From numerous letters and calls, we know that many of you fell in love with Wombat, the graceful Setzer-designed 80-foot motoryacht that graced Yachting’s cover this past April. The new Signature Series from Setzer Design Group gives us the grace and elegance of Wombat in smaller packages. The range includes sportfishing and express models from 32 to 37 feet and will be offered on a semi-custom basis by Concorde Marine of Washington state.
Ward Setzer admitted that he has invested a great deal of his soul into these designs. Often working alone into the night hours, he has fine-tuned the Carolina flare of the bow and the sweeping lines of the sheer. He has sweated the details where the gentle tumblehome of the hullside meets the arcing reverse-sloped transom. He has focused on every detail of the superstructure, cockpit and interior.
Whether it’s classic designs, such as Wombat and her earlier semi-sister Magpie, or more modern yachts, such as the 138-foot Status Quo and the 152-foot Lia Fail, Setzer’s designs are conservative enough to enjoy wide popularity and to stand the test of time. So it is with the Signature Series 37 and her arrangement plan.
The version illustrated here has a single cabin forward, with an island berth on centerline. A spacious head lies to port and includes a separate shower, a feature sometimes not found in boats of this length. There is a galley to starboard, but an alternate layout puts the galley up on deck to allow a second cabin in this area. An extended trunk, with oval portlights and a subtle corner molding, provides good headroom and brings light and air belowdecks.

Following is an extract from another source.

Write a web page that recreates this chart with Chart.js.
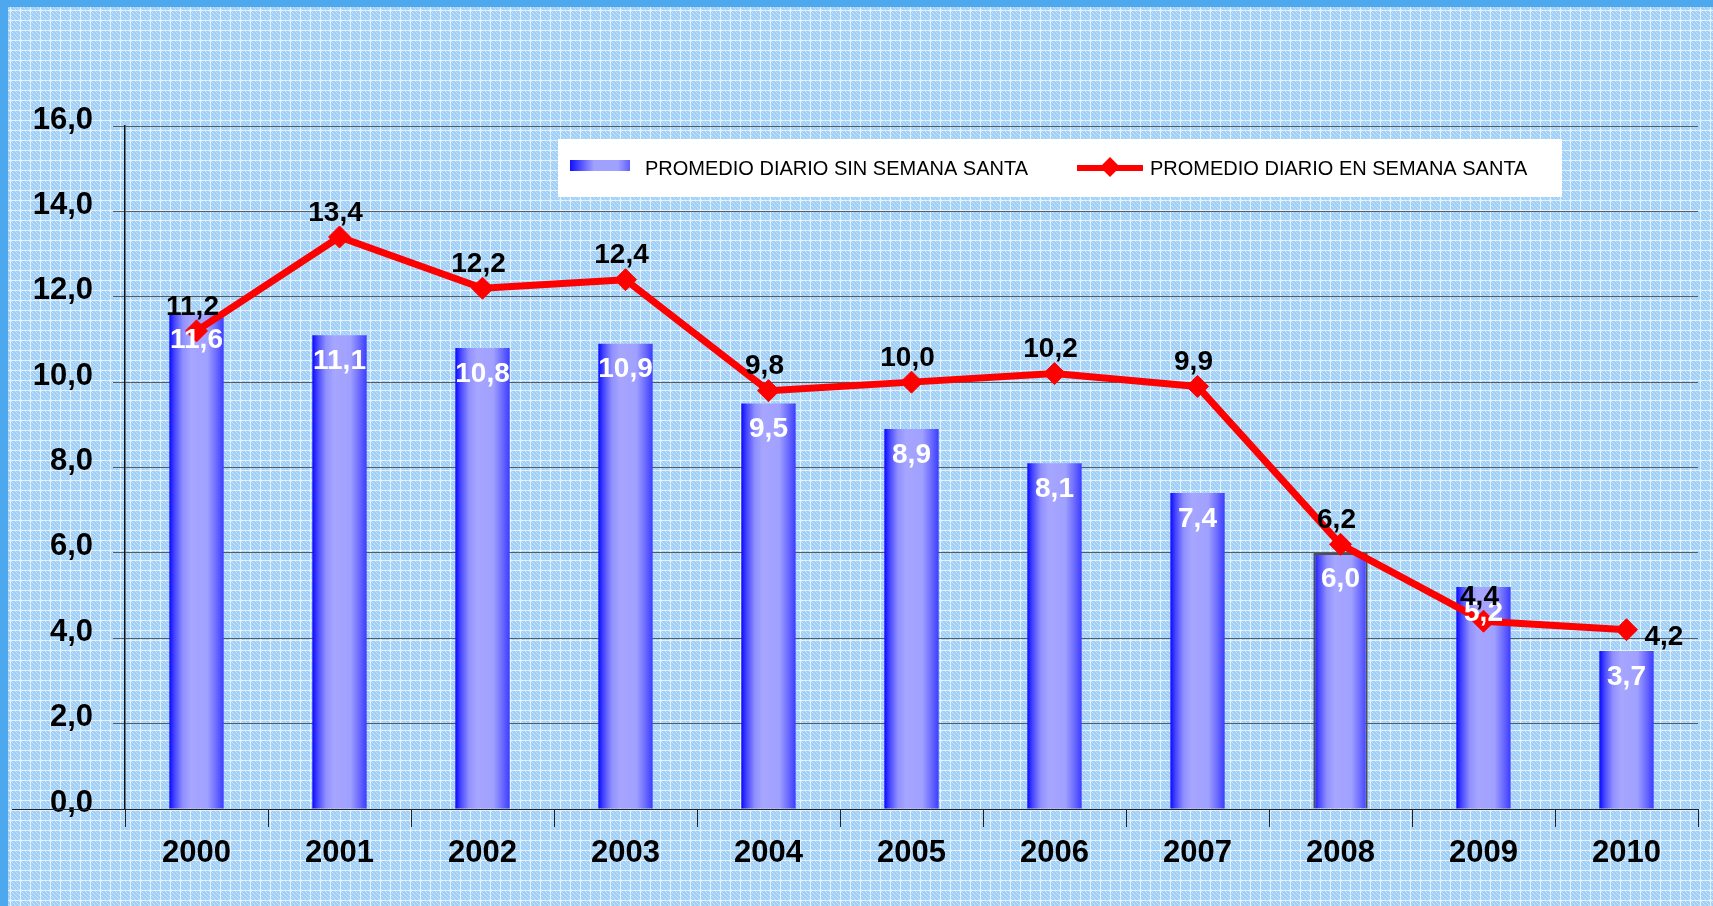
<!DOCTYPE html>
<html>
<head>
<meta charset="utf-8">
<script src="https://cdn.jsdelivr.net/npm/chart.js@4/dist/chart.umd.min.js"></script>
<style>
  html, body { margin: 0; padding: 0; background: #b4dcfa; }
  #wrap { width: 1713px; height: 906px; }
</style>
</head>
<body>
<div id="wrap"><canvas id="chart" width="1713" height="906"></canvas></div>
<script>
const years = ['2000', '2001', '2002', '2003', '2004', '2005', '2006', '2007', '2008', '2009', '2010'];
const sinSemanaSanta = [11.6, 11.1, 10.8, 10.9, 9.5, 8.9, 8.1, 7.4, 6.0, 5.2, 3.7];
const enSemanaSanta = [11.2, 13.4, 12.2, 12.4, 9.8, 10.0, 10.2, 9.9, 6.2, 4.4, 4.2];
const yTicks = [0, 2, 4, 6, 8, 10, 12, 14, 16];

const FONT = "'Liberation Sans', Arial, sans-serif";
const fmt = v => v.toFixed(1).replace('.', ',');

// fondo con textura de cuadricula
function makePattern(ctx) {
  const t = document.createElement('canvas');
  t.width = 10; t.height = 10;
  const c = t.getContext('2d');
  c.fillStyle = '#a2cff6';
  c.fillRect(0, 0, 10, 10);
  for (let y = 1; y < 10; y++) {
    for (let x = 1; x < 10; x++) {
      if ((x * 3 + y * 5) % 4 === 0) { c.fillStyle = '#c4e3fc'; c.fillRect(x, y, 1, 1); }
    }
  }
  c.fillStyle = '#e4f2fe';
  c.fillRect(0, 0, 10, 1);
  c.fillRect(0, 0, 1, 10);
  return ctx.createPattern(t, 'repeat');
}

const background = {
  id: 'background',
  beforeDraw(chart) {
    const ctx = chart.ctx;
    ctx.save();
    ctx.fillStyle = makePattern(ctx);
    ctx.fillRect(0, 0, chart.width, chart.height);
    ctx.fillStyle = '#4ea8ee';
    ctx.fillRect(0, 0, chart.width, 7);
    ctx.fillRect(0, 0, 8, chart.height);
    ctx.restore();
  },
  afterDraw(chart) {
    // la linea base sigue hacia la izquierda del eje
    const ctx = chart.ctx;
    const y0 = chart.scales.y.getPixelForValue(0);
    ctx.save();
    ctx.strokeStyle = '#222';
    ctx.lineWidth = 1;
    ctx.beginPath();
    ctx.moveTo(12, y0 + 0.5);
    ctx.lineTo(chart.chartArea.left, y0 + 0.5);
    ctx.stroke();
    ctx.restore();
  }
};

const valueLabels = {
  id: 'valueLabels',
  afterDatasetsDraw(chart) {
    const ctx = chart.ctx;
    ctx.save();
    ctx.font = 'bold 28px ' + FONT;
    ctx.textBaseline = 'middle';
    const bars = chart.getDatasetMeta(0).data;
    ctx.fillStyle = '#ffffff';
    ctx.textAlign = 'center';
    bars.forEach((b, i) => {
      ctx.fillText(fmt(sinSemanaSanta[i]), b.x, b.y + 26);
    });
    const pts = chart.getDatasetMeta(1).data;
    ctx.fillStyle = '#000000';
    pts.forEach((p, i) => {
      if (i === pts.length - 1) {
        ctx.textAlign = 'left';
        ctx.fillText(fmt(enSemanaSanta[i]), p.x + 18, p.y + 8);
      } else {
        ctx.textAlign = 'center';
        ctx.fillText(fmt(enSemanaSanta[i]), p.x - 4, p.y - 24);
      }
    });
    ctx.restore();
  }
};

const legendBox = {
  id: 'legendBox',
  afterDraw(chart) {
    const ctx = chart.ctx;
    const ds = chart.data.datasets;
    ctx.save();
    ctx.fillStyle = '#ffffff';
    ctx.fillRect(558, 139, 1004, 58);
    // muestra de barras
    const g = ctx.createLinearGradient(570, 0, 630, 0);
    g.addColorStop(0, '#1010ff');
    g.addColorStop(0.4, '#a0a0ff');
    g.addColorStop(0.8, '#a0a0ff');
    g.addColorStop(1, '#6060ff');
    ctx.fillStyle = g;
    ctx.fillRect(570, 160, 60, 11);
    ctx.font = '20px ' + FONT;
    ctx.fillStyle = '#000';
    ctx.textBaseline = 'alphabetic';
    ctx.textAlign = 'left';
    ctx.fillText(ds[0].label, 645, 175);
    // muestra de linea
    ctx.strokeStyle = '#ff0000';
    ctx.lineWidth = 6;
    ctx.beginPath();
    ctx.moveTo(1077, 168);
    ctx.lineTo(1143, 168);
    ctx.stroke();
    ctx.fillStyle = '#ff0000';
    ctx.beginPath();
    ctx.moveTo(1110, 157); ctx.lineTo(1120, 167); ctx.lineTo(1110, 177); ctx.lineTo(1100, 167);
    ctx.closePath();
    ctx.fill();
    ctx.fillStyle = '#000';
    ctx.fillText(ds[1].label, 1150, 175);
    ctx.restore();
  }
};

function barGradient(c) {
  const chart = c.chart;
  const xs = chart.scales.x;
  if (!xs || c.dataIndex === undefined) return '#8080ff';
  const cx = xs.getPixelForValue(c.dataIndex);
  const w = (xs.width / years.length) * 0.38;
  if (!isFinite(cx) || !isFinite(w) || w <= 0) return '#8080ff';
  const g = chart.ctx.createLinearGradient(cx - w / 2, 0, cx + w / 2, 0);
  g.addColorStop(0, '#0a0aff');
  g.addColorStop(0.1, '#4848ff');
  g.addColorStop(0.25, '#9090ff');
  g.addColorStop(0.4, '#a6a6ff');
  g.addColorStop(0.7, '#a0a0ff');
  g.addColorStop(0.85, '#7070ff');
  g.addColorStop(1, '#3c3cff');
  return g;
}

new Chart(document.getElementById('chart'), {
  data: {
    labels: years,
    datasets: [
      {
        type: 'bar',
        label: 'PROMEDIO DIARIO SIN SEMANA SANTA',
        data: sinSemanaSanta,
        backgroundColor: barGradient,
        borderColor: '#505050',
        borderWidth: c => (c.dataIndex === 8 ? 2 : 0),
        categoryPercentage: 1,
        barPercentage: 0.38,
        order: 2
      },
      {
        type: 'line',
        label: 'PROMEDIO DIARIO EN SEMANA SANTA',
        data: enSemanaSanta,
        borderColor: '#ff0000',
        backgroundColor: '#ff0000',
        borderWidth: 7,
        borderJoinStyle: 'round',
        pointStyle: 'rectRot',
        pointRadius: 11,
        pointBorderWidth: 1,
        tension: 0,
        order: 1
      }
    ]
  },
  options: {
    responsive: false,
    animation: false,
    layout: { padding: { left: 0, right: 15, top: 126, bottom: 0 } },
    plugins: {
      legend: { display: false },
      tooltip: { enabled: false }
    },
    scales: {
      x: {
        offset: true,
        grid: { offset: true, drawOnChartArea: false, tickLength: 18, color: '#222', lineWidth: 1 },
        border: { color: '#222', width: 1 },
        ticks: { font: { family: FONT, size: 31, weight: 'bold' }, color: '#000', padding: 8 },
        afterFit: s => { s.height = 97; }
      },
      y: {
        min: 0,
        max: 16,
        afterBuildTicks: s => { s.ticks = yTicks.map(v => ({ value: v })); },
        grid: { color: 'rgba(70,70,70,0.85)', lineWidth: 1, tickLength: 12 },
        border: { color: '#111', width: 1.5 },
        ticks: {
          font: { family: FONT, size: 31, weight: 'bold' },
          color: '#000',
          padding: 20,
          labelOffset: -6,
          callback: v => fmt(v)
        },
        afterFit: s => { s.width = 125; }
      }
    }
  },
  plugins: [background, valueLabels, legendBox]
});
</script>
</body>
</html>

On deck is a single helm seat to starboard with matching dual companion seats to port. A semicircular settee, raised for better visibility, wraps around a small table abaft the companion seats. All are protected from the weather by a nicely styled hardtop, which is supported by a no-nonsense, moderately raked windshield forward and angled wing boards aft.
The cockpit, spacious for a boat of this length, provides plenty of room for seating and lockers at the forward end without cramping the fishing action. Integral steps port and starboard aid entry from the dock or travel to the foredeck. The transom door is handy for boating fish or for access to the swim platform.
Instead of a flying bridge, Setzer has drawn a mini-tower with upper controls and a sunshade. It is a good compromise, considering the Setzer 37’s beam is 12 feet, 4 inches, which is narrower than many other boats of her length (the Bertram 360, for instance, is a foot wider). While this choice of dimensions may limit the boat’s accommodations, both in vertical extent due to stability considerations and in overall volume, it makes for a lighter vessel and more nimble performance due to a greatly increased length/beam ratio. It also keeps fuel consumption to a minimum and thus reduces the required fuel capacity.
Setzer has specified resin infusion and structural cores for lighter, stronger composite construction. Among the five key moldings are a gelcoated liner for the lower accommodations and part of the engineroom. Locked together during assembly, they will help assure a stiff, rattle-free yacht that is not overbuilt or overweight.
I first met Ward Setzer when he came to work for Jack Hargrave in the early 1980s, the ink still wet on his diploma in yacht design and his college degree in product design. His burning desire to originate designs of his own meant he didn’t stay long, but it was long enough to pick up the essence of the Hargrave design philosophy. Setzer shared his joy in this particular project, which allowed him to complete the full design, not just a styling or interior layout assignment-an increasingly standard approach in marine design. Echoing Hargrave, Setzer opined that a boat’s reputation, and her designer’s too, rides not just on her styling, arrangement and dÈcor, but on her durability, performance and safety. Such an approach bodes well for buyers of boats from the Setzer Signature Series.